Problem details
Give back exactly the lines from the beginning of the listing below to the line holding "plt.rcParams['font.family'] = ['Liberation", both ends included; the pictures stay out.

Dataset section
────
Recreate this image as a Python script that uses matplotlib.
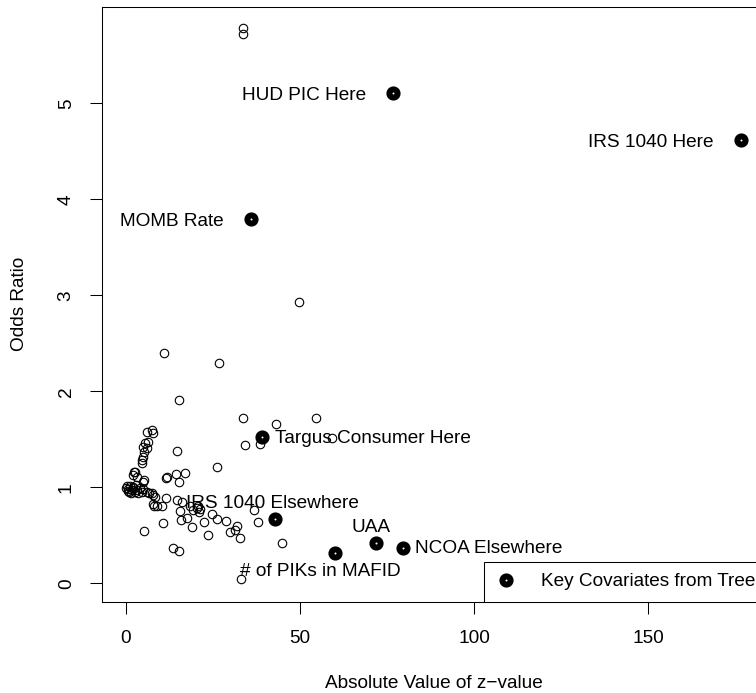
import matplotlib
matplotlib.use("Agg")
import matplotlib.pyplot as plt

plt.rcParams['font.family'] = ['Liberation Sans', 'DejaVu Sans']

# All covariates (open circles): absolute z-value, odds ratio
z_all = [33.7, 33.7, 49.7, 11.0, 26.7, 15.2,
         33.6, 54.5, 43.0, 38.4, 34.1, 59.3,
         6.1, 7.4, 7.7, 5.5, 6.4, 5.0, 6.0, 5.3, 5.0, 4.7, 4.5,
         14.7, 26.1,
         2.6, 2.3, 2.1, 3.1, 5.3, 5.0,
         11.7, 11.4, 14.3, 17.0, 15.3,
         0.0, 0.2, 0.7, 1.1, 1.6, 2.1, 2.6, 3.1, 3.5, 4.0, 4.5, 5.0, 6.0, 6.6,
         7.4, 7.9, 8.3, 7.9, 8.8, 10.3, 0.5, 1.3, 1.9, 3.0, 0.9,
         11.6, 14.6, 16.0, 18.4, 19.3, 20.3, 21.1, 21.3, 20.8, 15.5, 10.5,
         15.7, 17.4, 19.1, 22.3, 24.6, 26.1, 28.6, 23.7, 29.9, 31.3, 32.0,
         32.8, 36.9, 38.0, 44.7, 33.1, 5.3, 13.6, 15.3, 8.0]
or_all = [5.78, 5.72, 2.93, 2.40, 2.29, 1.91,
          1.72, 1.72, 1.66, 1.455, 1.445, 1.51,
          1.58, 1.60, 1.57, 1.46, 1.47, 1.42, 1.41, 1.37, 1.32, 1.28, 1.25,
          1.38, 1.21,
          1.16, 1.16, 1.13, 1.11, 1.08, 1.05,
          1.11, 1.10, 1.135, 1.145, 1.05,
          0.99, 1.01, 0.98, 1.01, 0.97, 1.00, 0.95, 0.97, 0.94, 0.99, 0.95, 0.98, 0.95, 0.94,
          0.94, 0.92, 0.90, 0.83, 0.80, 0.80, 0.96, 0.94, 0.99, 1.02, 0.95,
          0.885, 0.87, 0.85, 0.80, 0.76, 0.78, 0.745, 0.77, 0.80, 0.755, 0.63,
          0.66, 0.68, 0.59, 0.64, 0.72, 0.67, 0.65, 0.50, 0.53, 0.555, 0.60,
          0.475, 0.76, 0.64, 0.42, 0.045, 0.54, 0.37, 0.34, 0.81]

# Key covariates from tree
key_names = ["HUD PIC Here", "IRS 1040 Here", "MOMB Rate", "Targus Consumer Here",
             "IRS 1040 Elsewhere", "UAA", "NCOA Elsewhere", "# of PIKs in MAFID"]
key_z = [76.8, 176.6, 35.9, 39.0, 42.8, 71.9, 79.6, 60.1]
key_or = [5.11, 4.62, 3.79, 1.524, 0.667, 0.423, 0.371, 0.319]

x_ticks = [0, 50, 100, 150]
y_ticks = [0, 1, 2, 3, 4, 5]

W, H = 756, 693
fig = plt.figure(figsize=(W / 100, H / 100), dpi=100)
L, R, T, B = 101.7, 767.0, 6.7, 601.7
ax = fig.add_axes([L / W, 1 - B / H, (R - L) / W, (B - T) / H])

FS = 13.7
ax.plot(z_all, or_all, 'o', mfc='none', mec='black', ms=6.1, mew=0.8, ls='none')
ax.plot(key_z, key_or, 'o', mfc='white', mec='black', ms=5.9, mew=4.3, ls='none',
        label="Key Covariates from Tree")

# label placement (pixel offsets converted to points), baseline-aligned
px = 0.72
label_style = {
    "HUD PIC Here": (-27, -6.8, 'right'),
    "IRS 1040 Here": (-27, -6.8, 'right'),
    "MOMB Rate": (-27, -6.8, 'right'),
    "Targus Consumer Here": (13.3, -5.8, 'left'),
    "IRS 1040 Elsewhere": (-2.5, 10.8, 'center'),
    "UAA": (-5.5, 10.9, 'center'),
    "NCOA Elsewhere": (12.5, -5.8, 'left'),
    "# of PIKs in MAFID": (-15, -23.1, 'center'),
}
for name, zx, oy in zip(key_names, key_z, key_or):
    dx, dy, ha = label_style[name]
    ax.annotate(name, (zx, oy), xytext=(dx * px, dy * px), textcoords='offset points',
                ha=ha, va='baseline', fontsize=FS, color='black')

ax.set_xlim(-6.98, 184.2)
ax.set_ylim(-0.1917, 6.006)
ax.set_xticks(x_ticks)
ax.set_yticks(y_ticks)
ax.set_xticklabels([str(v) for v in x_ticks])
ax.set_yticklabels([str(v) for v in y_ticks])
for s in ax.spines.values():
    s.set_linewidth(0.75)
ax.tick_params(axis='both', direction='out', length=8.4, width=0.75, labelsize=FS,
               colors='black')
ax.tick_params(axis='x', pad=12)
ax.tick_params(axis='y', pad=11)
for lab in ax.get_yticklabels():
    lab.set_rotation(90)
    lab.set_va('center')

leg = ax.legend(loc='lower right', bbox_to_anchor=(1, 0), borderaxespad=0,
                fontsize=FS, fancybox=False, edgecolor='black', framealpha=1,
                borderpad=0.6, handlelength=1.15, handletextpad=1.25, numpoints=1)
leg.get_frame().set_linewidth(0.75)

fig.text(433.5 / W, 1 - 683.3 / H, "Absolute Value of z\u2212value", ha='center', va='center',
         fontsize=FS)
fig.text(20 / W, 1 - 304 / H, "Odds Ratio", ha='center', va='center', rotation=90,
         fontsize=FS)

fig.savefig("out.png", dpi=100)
────
Output below
Recreate this image as a Python script that uses matplotlib.
import matplotlib
matplotlib.use("Agg")
import matplotlib.pyplot as plt

plt.rcParams['font.family'] = ['Liberation Sans', 'DejaVu Sans']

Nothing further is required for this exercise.